Project Obelix applies Java 8's built in parallel streams on huge persistent data structures. (With persistent data we mean persistent in the usual way, data surviving a Java VM restart, not in the sense of Clojure's persistent collections, immutable collections where each change creates a new collection).
It provides a layered approach.
Package com.amplifino.obelix.space provides the bytespace abstraction: A 64 bit address space that can be mapped to a variety of backing stores: Small spaces can be mapped to regular files, large spaces to sparse files, and huge spaces to a directory of sparse files. Files are typically opened memory mapped, but regular file io is also possible.
For testing the bytespace can be backed by Java Heap Memory
At the other end package com.amplifino.obelix.sets provides the abstract interface to model large collections.
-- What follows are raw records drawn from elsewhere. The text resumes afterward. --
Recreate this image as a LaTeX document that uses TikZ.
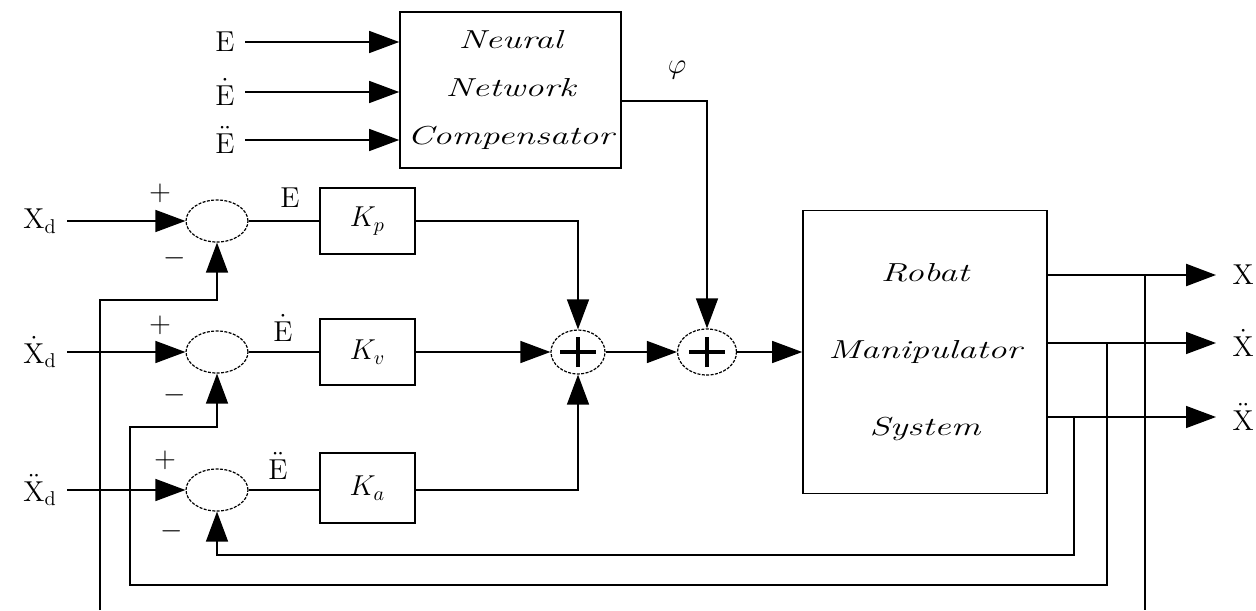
\documentclass[tikz,border=0pt]{standalone}
\usepackage{graphicx}
\usetikzlibrary{arrows.meta,shapes.geometric}

\newcommand{\widetxt}[1]{\scalebox{1.42}[1]{#1}}

\tikzset{
  sigarrow/.style={-{Triangle[length=15pt,width=11pt]}},
  blockbox/.style={draw, line width=0.8pt, inner sep=0pt},
  gainbox/.style={blockbox, minimum width=47.5pt, minimum height=33pt, font=\Large},
  errnode/.style={ellipse, draw, line width=0.6pt, dash pattern=on 1.5pt off 0.7pt,
    minimum width=31pt, minimum height=21pt, inner sep=0pt},
  plusnode/.style={ellipse, draw, line width=0.6pt, dash pattern=on 1.5pt off 0.7pt,
    inner sep=0pt},
  inlabel/.style={font=\Large, inner sep=5pt},
  signlabel/.style={font=\Large, inner sep=0pt},
  outlabel/.style={font=\Large, anchor=west, inner sep=0pt},
}

\begin{document}
\begin{tikzpicture}[x=0.5pt, y=-0.5pt, line width=0.7pt]
    \useasboundingbox (0,0) rectangle (1256,610);

    %% Compensator block and its inputs
    \node[blockbox, minimum width=110.5pt, minimum height=78pt, align=center,
        font=\fontsize{13}{24}\selectfont\itshape] (nn) at (510.5,90)
        {\widetxt{Neural}\\\widetxt{Network}\\\widetxt{Compensator}};
    \node[inlabel] (ne1) at (225,42)  {$\mathrm{E}$};
    \node[inlabel] (ne2) at (225,92)  {$\dot{\mathrm{E}}$};
    \node[inlabel] (ne3) at (225,140) {$\ddot{\mathrm{E}}$};
    \draw[sigarrow] (ne1.east) -- (ne1.east -| nn.west);
    \draw[sigarrow] (ne2.east) -- (ne2.east -| nn.west);
    \draw[sigarrow] (ne3.east) -- (ne3.east -| nn.west);

    %% Error junctions
    \node[errnode] (s1) at (217,221) {};
    \node[errnode] (s2) at (217,352) {};
    \node[errnode] (s3) at (217,490) {};
    \node[inlabel] (xd1) at (40,221) {$\mathrm{X_d}$};
    \node[inlabel] (xd2) at (40,352) {$\dot{\mathrm{X}}_\mathrm{d}$};
    \node[inlabel] (xd3) at (40,490) {$\ddot{\mathrm{X}}_\mathrm{d}$};
    \draw[sigarrow] (xd1.east) -- (s1.west);
    \draw[sigarrow] (xd2.east) -- (s2.west);
    \draw[sigarrow] (xd3.east) -- (s3.west);

    %% Signs
    \node[signlabel] (p1) at (160,193) {$+$};
    \node[signlabel] (m1) at (175,258) {$-$};
    \node[signlabel] (p2) at (160,325) {$+$};
    \node[signlabel] (m2) at (175,395) {$-$};
    \node[signlabel] (p3) at (165,460) {$+$};
    \node[signlabel] (m3) at (172,531) {$-$};

    %% Gains
    \node[gainbox] (kp) at (367.5,221) {$K_p$};
    \node[gainbox] (kv) at (367.5,352) {$K_v$};
    \node[gainbox, minimum height=35pt] (ka) at (367.5,488) {$K_a$};
    \draw (s1.east) -- (kp.west);
    \draw (s2.east) -- (kv.west);
    \draw (s3.east) -- (s3.east -| ka.west);
    \node[font=\Large] (e1) at (290,198) {$\mathrm{E}$};
    \node[font=\Large] (e2) at (283,328) {$\dot{\mathrm{E}}$};
    \node[font=\Large] (e3) at (278,466) {$\ddot{\mathrm{E}}$};

    %% Summing junctions
    \node[plusnode, minimum width=27pt, minimum height=22pt] (sa) at (578,352) {};
    \node[plusnode, minimum width=29.5pt, minimum height=23pt] (sb) at (707,352) {};
    \foreach \s in {sa,sb} {
        \draw[line width=2pt] ([xshift=-9pt]\s.center) -- ([xshift=9pt]\s.center);
        \draw[line width=2pt] ([yshift=-7.5pt]\s.center) -- ([yshift=7.5pt]\s.center);
    }
    \draw[sigarrow] (kp.east) -| (sa.north);
    \draw[sigarrow] (kv.east) -- (sa.west);
    \draw[sigarrow] (s3.east -| ka.east) -| (sa.south);
    \draw[sigarrow] (sa.east) -- (sb.west);
    \draw[sigarrow] ([yshift=-5.5pt]nn.east) -| (sb.north);
    \node[font=\Large] (phi) at (677,70) {$\varphi$};

    %% Plant
    \node[blockbox, minimum width=122pt, minimum height=141.5pt, align=center,
        font=\fontsize{13}{38.5}\selectfont\itshape] (rob) at (925,352)
        {\widetxt{Robat}\\\widetxt{Manipulator}\\\widetxt{System}};
    \draw[sigarrow] (sb.east) -- (rob.west);

    %% Outputs
    \node[outlabel] (xo1) at (1232,275) {$\mathrm{X}$};
    \node[outlabel] (xo2) at (1232,343) {$\dot{\mathrm{X}}$};
    \node[outlabel] (xo3) at (1232,417) {$\ddot{\mathrm{X}}$};
    \draw[sigarrow, line width=1.2pt] (rob.east |- xo1.west) -- ([xshift=-8pt]xo1.west);
    \draw[sigarrow] (rob.east |- xo2.west) -- ([xshift=-8pt]xo2.west);
    \draw[sigarrow] (rob.east |- xo3.west) -- ([xshift=-8pt]xo3.west);

    %% Feedback paths
    \coordinate (fx1) at (1145,275);
    \coordinate (fx2) at (1145,610);
    \coordinate (fx3) at (100,610);
    \coordinate (fx4) at (100,300);
    \draw (fx1) -- (fx2);
    \draw[sigarrow] (fx3) -- (fx4) -- (s1.south |- fx4) -- (s1.south);

    \coordinate (fv1) at (1107,343);
    \coordinate (fv2) at (130,585);
    \coordinate (fv3) at (130,427);
    \draw[sigarrow] (fv1) |- (fv2) -- (fv3) -- (s2.south |- fv3) -- (s2.south);

    \coordinate (fa1) at (1074,417);
    \coordinate (fa2) at (217,555);
    \draw[sigarrow] (fa1) |- (fa2) -- (s3.south);
\end{tikzpicture}
\end{document}
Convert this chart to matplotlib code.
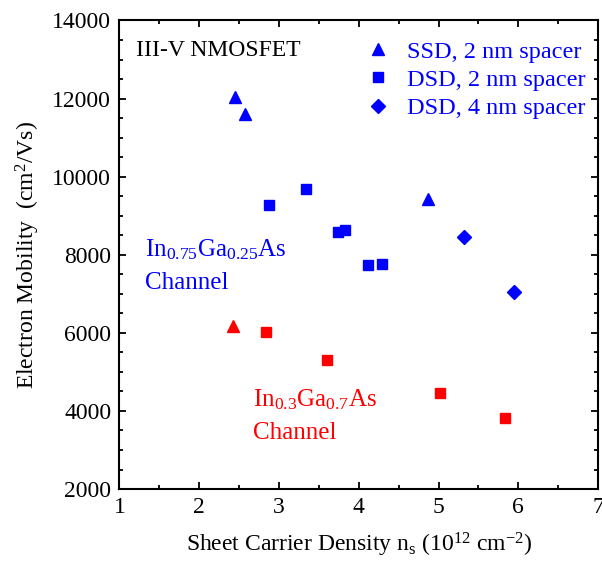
import numpy as np
import matplotlib
matplotlib.use('Agg')
import matplotlib.pyplot as plt
from matplotlib.ticker import MultipleLocator

# 字体设置
plt.rcParams['font.family'] = ['Liberation Serif', 'DejaVu Serif']
plt.rcParams['mathtext.fontset'] = 'custom'
plt.rcParams['mathtext.rm'] = 'Liberation Serif'
plt.rcParams['mathtext.it'] = 'Liberation Serif:italic'
plt.rcParams['font.size'] = 17

# In0.75Ga0.25As 沟道数据
ssd2_x = [2.45, 2.57, 4.87]
ssd2_y = [12040, 11600, 9420]
dsd2_x = [2.88, 3.34, 3.74, 3.83, 4.12, 4.29]
dsd2_y = [9280, 9690, 8580, 8640, 7740, 7770]
dsd4_x = [5.32, 5.95]
dsd4_y = [8460, 7040]

# In0.3Ga0.7As 沟道数据
red_tri_x = [2.42]
red_tri_y = [6170]
red_sq_x = [2.84, 3.60, 5.02, 5.83]
red_sq_y = [6010, 5300, 4450, 3830]

fig = plt.figure(figsize=(6.02, 5.61), dpi=100)
ax = fig.add_axes([0.1985, 0.1283, 0.7949, 0.8352])

ax.plot(ssd2_x, ssd2_y, '^', color='blue', ms=9, linestyle='none', label='SSD, 2 nm spacer')
ax.plot(dsd2_x, dsd2_y, 's', color='blue', ms=7, linestyle='none', label='DSD, 2 nm spacer')
ax.plot(dsd4_x, dsd4_y, 'D', color='blue', ms=7, linestyle='none', label='DSD, 4 nm spacer')
ax.plot(red_tri_x, red_tri_y, '^', color='red', ms=9, linestyle='none')
ax.plot(red_sq_x, red_sq_y, 's', color='red', ms=7, linestyle='none')

ax.set_xlim(1, 7)
ax.set_ylim(2000, 14000)
ax.xaxis.set_major_locator(MultipleLocator(1))
ax.xaxis.set_minor_locator(MultipleLocator(0.5))
ax.yaxis.set_major_locator(MultipleLocator(2000))
ax.yaxis.set_minor_locator(MultipleLocator(500))
ax.tick_params(which='both', direction='in', top=True, right=True, width=1.3)
ax.tick_params(which='major', length=5, pad=6, labelsize=17)
ax.tick_params(which='minor', length=3)
for sp in ax.spines.values():
    sp.set_linewidth(1.5)

ax.set_xlabel('Sheet Carrier Density n$_\\mathrm{s}$ (10$^{12}$ cm$^{-2}$)', fontsize=17, labelpad=9)
ax.set_ylabel('Electron Mobility  (cm$^2$/Vs)', fontsize=17, labelpad=7)

ax.text(0.035, 0.935, 'III-V NMOSFET', transform=ax.transAxes, fontsize=17, va='center')

# 沟道标注
ax.text(1.32, 8120, 'In$_{0.75}$Ga$_{0.25}$As', color='blue', fontsize=18, va='center')
ax.text(1.32, 7280, 'Channel', color='blue', fontsize=18, va='center')
ax.text(2.67, 4280, 'In$_{0.3}$Ga$_{0.7}$As', color='red', fontsize=18, va='center')
ax.text(2.67, 3440, 'Channel', color='red', fontsize=18, va='center')

ax.legend(loc='upper right', bbox_to_anchor=(1.012, 0.996), frameon=False, labelcolor='blue',
          fontsize=17.5, handletextpad=0.6, borderaxespad=0.45, labelspacing=0.26,
          handlelength=1.2, borderpad=0.3)

fig.savefig('out.png', dpi=100)
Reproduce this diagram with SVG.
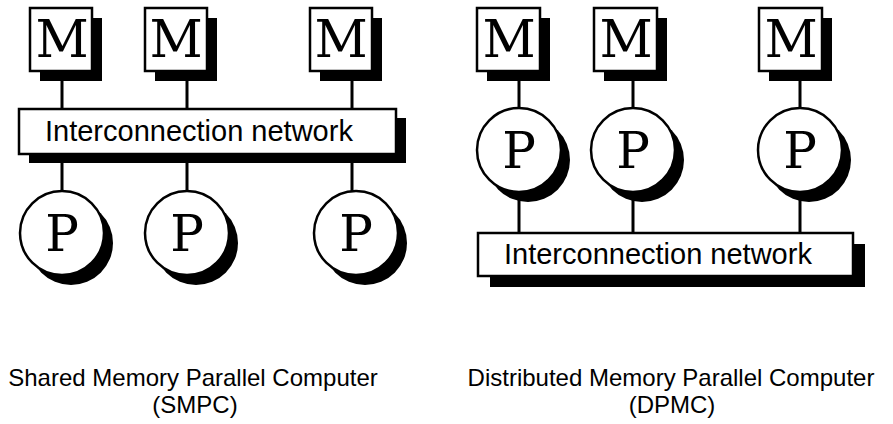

It inherits its terminology from mathematical set theory, and more specific binary relations.
Package com.amplifino.obelix.injections takes care of converting domain objects to byte arrays and back.
The remaining packages implement some basic data structures and algorithms:

A variable record length segment with space management
Several hashing algorithms exploring the space - access time tradeoff
A concurrent BTree implementation
A timeseries module using a direct conversion from timestamp to logical address

Note: If you are on MacOS take care when running the test cases, as the default file system on MacOS does not support sparse files, and you may quickly run out of disk space after allocating a few TB files.